Discerning Singlet and Triplet scalars at the electroweak phase transition and Gravitational Wave

TL;DR

This paper investigates the potential for first order electroweak phase transitions in models with a real SU(2) triplet or complex singlet extension of the Standard Model, analyzing their gravitational wave signatures and compatibility with Higgs, dark matter, and perturbativity constraints.

Contribution

It compares triplet and singlet extensions at one- and two-loop levels, identifying parameter regions that produce detectable gravitational waves and are consistent with Higgs and dark matter observations.

Findings

At one-loop, no solutions satisfy Planck scale perturbativity.

At two-loop, both models predict strongly first order phase transitions.

Triplet model faces dark matter relic density constraints.

Abstract

In this article we examine the prospect of first order phase transition with a Y=0 real $SU(2)$ triplet extension of the Standard Model, which remains odd under $Z_2$, considering the observed Higgs boson mass, perturbative unitarity, dark matter constraints, etc. Especially we investigate the role of Higgs-triplet quartic coupling considering one- and two-loop beta functions and compare the results with the complex singlet extension case.
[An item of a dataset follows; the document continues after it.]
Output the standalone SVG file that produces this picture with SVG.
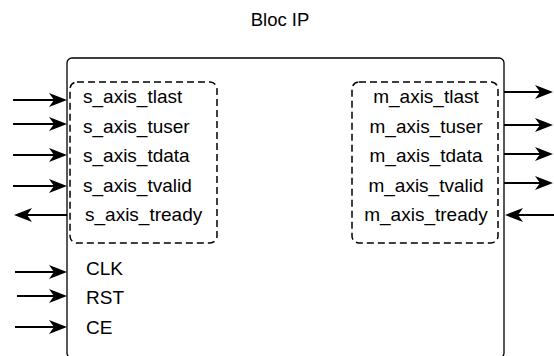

It is observed that at the one-loop level, no solution can be found for both, demanding the Planck scale perturbativity. However, for a much lower scale of $10^4$ GeV, the singlet case predicts first order phase transition consistent with the observed Higgs boson mass. On the contrary, at the two-loop, both the scenarios foresee strongly first order phase transition consistent with the observed Higgs mass with upper bounds of 310, 909 GeV on the triplet and singlet masses, respectively. This puts the triplet in apparent contradiction with the observed dark matter relic bound and thus requires additional field for that. The preferred regions of the parameter space in both cases are identified by benchmark points, that predict the Gravitational Waves with detectable frequencies in the present and future experiments.